While financial incentives are mainly directed at the owner occupied sector, items such as low energy light bulbs and efficient electrical appliances apply to everyone. There are schemes available which offer financial support for energy efficiency improvements.

The objectives and principles of our Energy Strategy

The main objectives of the strategy are as follows:

  • To achieve substantial progress towards a 34% improvement in the energy efficiency of the housing stock in Northern Ireland over a ten year period.
  • To ensure that our policies and procedures are compatible with new role as Energy Conservation Authority.
  • To substantially improve the energy rating (SAP rating) of the Northern Ireland dwelling stock.
  • To ensure that energy conservation measures are included in all the refurbishment work we carry out, as far as is practical.
  • To take the needs of vulnerable groups into account when developing financial incentives, promotions and advice campaigns.
  • To develop effective measures for the collection of data on the energy efficiency of the housing stock
  • To develop a co-ordinated approach to the promotion of energy efficiency of the housing stock.

In implementing this strategy, we are adhering to a number of key principles which involve a commitment to:

  • Working in partnership with others to promote energy conservation in the future.
  • Training staff where appropriate.
  • Developing cost effective and practicable sustainable building standards.
  • Pursuing and developing alternative funding sources.
  • Raising the profile of energy efficiency through education, promotion, advice and information.
  • Carrying out the necessary additional research and policy reviews.
  • Keeping ourselves informed of good practice in energy conservation activities, both the UK and throughout Europe.

What is an SAP?

SAP has been adopted by government as part of the UK national standard for calculating the energy performance of buildings.

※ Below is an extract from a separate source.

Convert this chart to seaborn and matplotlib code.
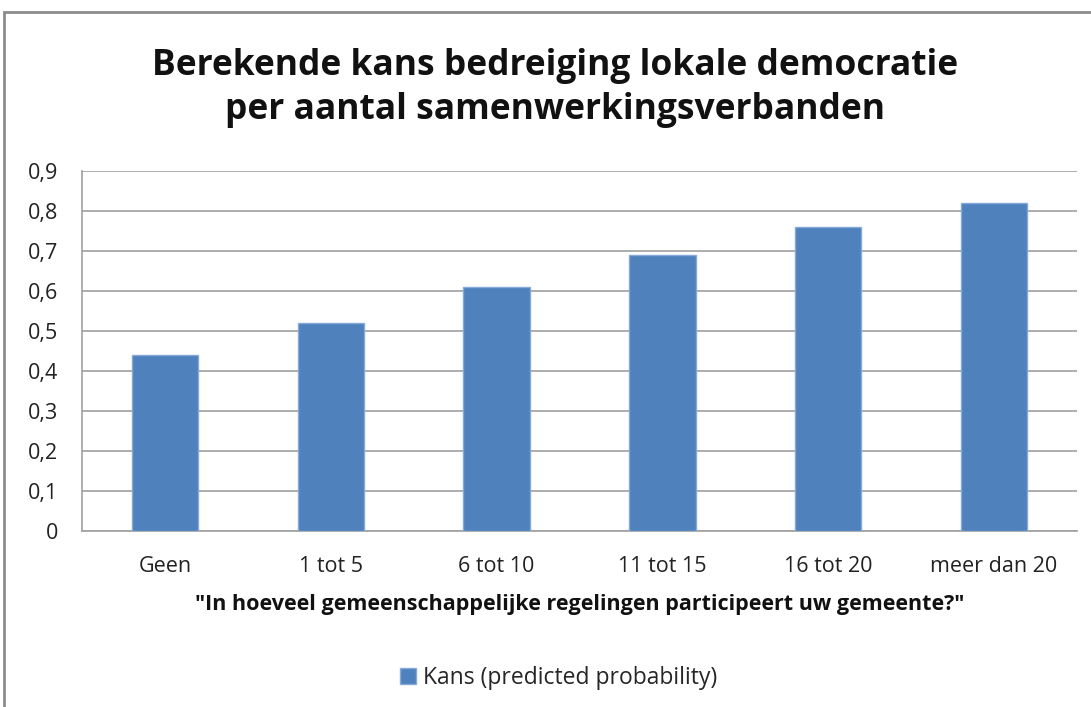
import matplotlib
matplotlib.use("Agg")
import matplotlib.pyplot as plt
import seaborn as sns
import pandas as pd
from matplotlib.patches import Rectangle

categories = ["Geen", "1 tot 5", "6 tot 10", "11 tot 15", "16 tot 20", "meer dan 20"]
values = [0.44, 0.52, 0.61, 0.69, 0.76, 0.82]
yticks = [0, 0.1, 0.2, 0.3, 0.4, 0.5, 0.6, 0.7, 0.8, 0.9]
ytick_labels = ["0", "0,1", "0,2", "0,3", "0,4", "0,5", "0,6", "0,7", "0,8", "0,9"]
series_name = "Kans (predicted probability)"
title = "Berekende kans bedreiging lokale democratie\nper aantal samenwerkingsverbanden"
xlabel = '"In hoeveel gemeenschappelijke regelingen participeert uw gemeente?"'

sns.set_theme(style="white")
plt.rcParams['font.family'] = ['Open Sans', 'DejaVu Sans']

df = pd.DataFrame({"cat": categories, "val": values, "series": series_name})

fig = plt.figure(figsize=(10.91, 7.07), dpi=100)
ax = fig.add_axes([82/1091, 1-531/707, (1077-82)/1091, (531-171)/707])

sns.barplot(data=df, x="cat", y="val", hue="series", palette=["#4F81BD"],
            saturation=1, width=0.4, edgecolor="#86AAD8", linewidth=1,
            ax=ax, legend=False, zorder=3)

ax.set_ylim(0, 0.9)
ax.set_yticks(yticks)
ax.set_yticklabels(ytick_labels, fontsize=15.5, color="#222222")
ax.tick_params(axis='x', labelsize=15.5, colors="#222222", pad=18, length=0)
ax.tick_params(axis='y', pad=17, length=0)
ax.yaxis.grid(True, color="#A0A0A0", linewidth=1.2, zorder=0)
ax.set_axisbelow(True)
for s in ["top", "right"]:
    ax.spines[s].set_visible(False)
ax.spines["left"].set_color("#A0A0A0")
ax.spines["bottom"].set_color("#A0A0A0")
ax.spines["left"].set_linewidth(1.2)
ax.spines["bottom"].set_linewidth(1.2)
ax.set_xlabel(xlabel, fontsize=15.5, fontweight="bold", labelpad=12, color="#111111")
ax.set_ylabel("")

fig.text(0.509, 1-88/707, title, ha="center", va="center", fontsize=25.5,
         fontweight="bold", linespacing=1.3, color="#111111")

handle = Rectangle((0, 0), 1, 1, facecolor="#4F81BD", edgecolor="#86AAD8")
fig.legend([handle], [series_name], loc="center", bbox_to_anchor=(0.512, 1-678/707),
           frameon=False, fontsize=16.5, handlelength=0.7, handleheight=0.7, handletextpad=0.3)

border = Rectangle((4/1091, -0.1), 1.2, 1-12/707 + 0.1, transform=fig.transFigure,
                   fill=False, edgecolor="#8C8C8C", linewidth=2, clip_on=False)
fig.add_artist(border)

fig.savefig("out.png", dpi=100, facecolor="white")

Every new house has to have a SAP rating.  It provides a simple means of reliably estimating the energy efficiency performance of your home.

SAP ratings are expressed on a scale of 1 to 100 - the higher the number, the better the rating. Thus it is similar to the fuel consumption of a car under standard driving conditions. SAP is calculated by a procedure which is specified in Building Regulations, and which predicts heating and hot water costs. 

These costs depend on the insulation and air tightness of the house, and on the efficiency and control of the heating system. The calculation uses the Building Research Establishment's Domestic Energy Model (BREDEM).